### Rows
:::::
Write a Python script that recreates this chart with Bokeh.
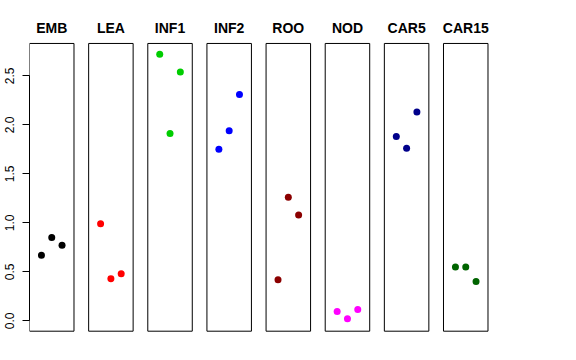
:::::
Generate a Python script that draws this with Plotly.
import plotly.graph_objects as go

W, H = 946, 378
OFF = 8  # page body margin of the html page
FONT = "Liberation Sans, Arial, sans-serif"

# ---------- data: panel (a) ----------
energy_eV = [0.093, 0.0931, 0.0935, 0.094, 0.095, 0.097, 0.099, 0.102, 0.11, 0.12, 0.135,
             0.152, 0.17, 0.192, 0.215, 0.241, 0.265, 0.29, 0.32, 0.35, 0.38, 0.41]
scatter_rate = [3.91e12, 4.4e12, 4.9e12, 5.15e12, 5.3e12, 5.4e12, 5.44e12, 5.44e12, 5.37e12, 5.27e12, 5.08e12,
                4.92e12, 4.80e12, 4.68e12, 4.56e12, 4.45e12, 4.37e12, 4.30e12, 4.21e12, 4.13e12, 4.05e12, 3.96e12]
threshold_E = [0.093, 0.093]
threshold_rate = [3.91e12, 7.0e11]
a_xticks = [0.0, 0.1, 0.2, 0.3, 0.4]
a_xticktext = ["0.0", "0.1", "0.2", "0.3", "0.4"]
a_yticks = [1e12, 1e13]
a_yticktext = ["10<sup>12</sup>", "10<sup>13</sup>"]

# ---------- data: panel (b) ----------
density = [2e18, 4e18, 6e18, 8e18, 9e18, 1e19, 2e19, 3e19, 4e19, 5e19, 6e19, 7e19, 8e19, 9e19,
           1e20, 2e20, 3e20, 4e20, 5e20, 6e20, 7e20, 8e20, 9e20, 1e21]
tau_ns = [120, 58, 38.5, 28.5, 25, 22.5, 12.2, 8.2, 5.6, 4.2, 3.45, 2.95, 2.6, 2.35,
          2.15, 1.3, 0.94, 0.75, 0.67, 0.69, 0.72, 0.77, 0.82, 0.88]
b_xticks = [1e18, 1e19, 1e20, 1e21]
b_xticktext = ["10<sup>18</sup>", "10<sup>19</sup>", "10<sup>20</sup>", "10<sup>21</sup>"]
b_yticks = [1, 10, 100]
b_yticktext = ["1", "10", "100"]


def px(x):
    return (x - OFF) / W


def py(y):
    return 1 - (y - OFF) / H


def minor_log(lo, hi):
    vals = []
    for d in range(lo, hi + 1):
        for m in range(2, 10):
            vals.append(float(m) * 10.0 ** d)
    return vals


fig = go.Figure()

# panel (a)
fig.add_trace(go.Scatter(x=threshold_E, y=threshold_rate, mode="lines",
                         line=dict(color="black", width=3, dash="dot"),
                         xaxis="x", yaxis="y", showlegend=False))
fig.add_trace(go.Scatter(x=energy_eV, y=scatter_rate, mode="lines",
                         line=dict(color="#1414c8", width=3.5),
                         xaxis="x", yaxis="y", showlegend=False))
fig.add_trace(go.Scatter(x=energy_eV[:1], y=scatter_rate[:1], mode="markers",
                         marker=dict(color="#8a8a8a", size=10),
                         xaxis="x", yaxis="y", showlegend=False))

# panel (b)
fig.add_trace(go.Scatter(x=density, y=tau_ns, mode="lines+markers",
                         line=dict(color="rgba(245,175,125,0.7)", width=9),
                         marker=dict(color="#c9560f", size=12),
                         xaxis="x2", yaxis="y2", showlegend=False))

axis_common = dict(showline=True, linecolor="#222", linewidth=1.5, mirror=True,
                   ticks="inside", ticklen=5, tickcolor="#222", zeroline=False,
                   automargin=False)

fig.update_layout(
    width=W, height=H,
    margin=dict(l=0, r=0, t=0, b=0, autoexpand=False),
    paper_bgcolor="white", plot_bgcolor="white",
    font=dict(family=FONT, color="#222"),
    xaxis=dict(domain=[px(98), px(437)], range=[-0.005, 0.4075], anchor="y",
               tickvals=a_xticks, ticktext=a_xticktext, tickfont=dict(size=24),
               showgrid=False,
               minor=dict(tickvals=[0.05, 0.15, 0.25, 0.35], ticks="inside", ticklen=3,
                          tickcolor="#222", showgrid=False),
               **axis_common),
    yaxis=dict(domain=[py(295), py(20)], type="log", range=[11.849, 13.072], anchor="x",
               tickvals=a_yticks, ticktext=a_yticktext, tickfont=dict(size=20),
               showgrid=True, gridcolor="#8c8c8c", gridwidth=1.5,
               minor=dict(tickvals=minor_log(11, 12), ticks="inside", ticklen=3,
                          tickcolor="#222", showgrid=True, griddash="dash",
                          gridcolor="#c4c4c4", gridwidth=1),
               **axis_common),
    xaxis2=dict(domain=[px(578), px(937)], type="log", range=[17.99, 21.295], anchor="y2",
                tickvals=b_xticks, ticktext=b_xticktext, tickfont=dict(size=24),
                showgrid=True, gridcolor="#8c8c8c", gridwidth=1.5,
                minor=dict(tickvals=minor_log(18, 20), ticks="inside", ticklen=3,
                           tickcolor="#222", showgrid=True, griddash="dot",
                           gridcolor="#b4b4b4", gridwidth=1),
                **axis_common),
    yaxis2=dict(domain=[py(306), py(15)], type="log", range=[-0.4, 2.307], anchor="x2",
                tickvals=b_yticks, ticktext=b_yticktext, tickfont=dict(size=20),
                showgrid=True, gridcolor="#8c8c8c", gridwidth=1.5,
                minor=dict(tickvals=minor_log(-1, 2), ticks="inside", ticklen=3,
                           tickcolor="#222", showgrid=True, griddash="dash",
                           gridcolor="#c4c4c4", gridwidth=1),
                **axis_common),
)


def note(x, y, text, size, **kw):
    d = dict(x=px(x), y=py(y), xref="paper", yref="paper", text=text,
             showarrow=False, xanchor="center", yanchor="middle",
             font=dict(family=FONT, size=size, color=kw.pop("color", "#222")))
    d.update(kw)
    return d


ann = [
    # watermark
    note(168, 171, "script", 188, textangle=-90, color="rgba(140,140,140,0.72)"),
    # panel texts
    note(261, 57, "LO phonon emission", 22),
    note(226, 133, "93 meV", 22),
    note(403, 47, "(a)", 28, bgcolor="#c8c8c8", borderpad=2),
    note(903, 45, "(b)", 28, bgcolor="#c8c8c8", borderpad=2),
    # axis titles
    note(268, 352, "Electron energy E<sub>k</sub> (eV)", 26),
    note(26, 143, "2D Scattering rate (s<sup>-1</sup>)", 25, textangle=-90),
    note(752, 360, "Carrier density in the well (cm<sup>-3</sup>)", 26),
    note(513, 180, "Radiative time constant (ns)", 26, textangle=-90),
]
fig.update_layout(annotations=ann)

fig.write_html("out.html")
:::::
### Goal of the exercise
Of the lines in the records, how many contain the word "that"? Answer with the number and nothing else.

### Final answer
2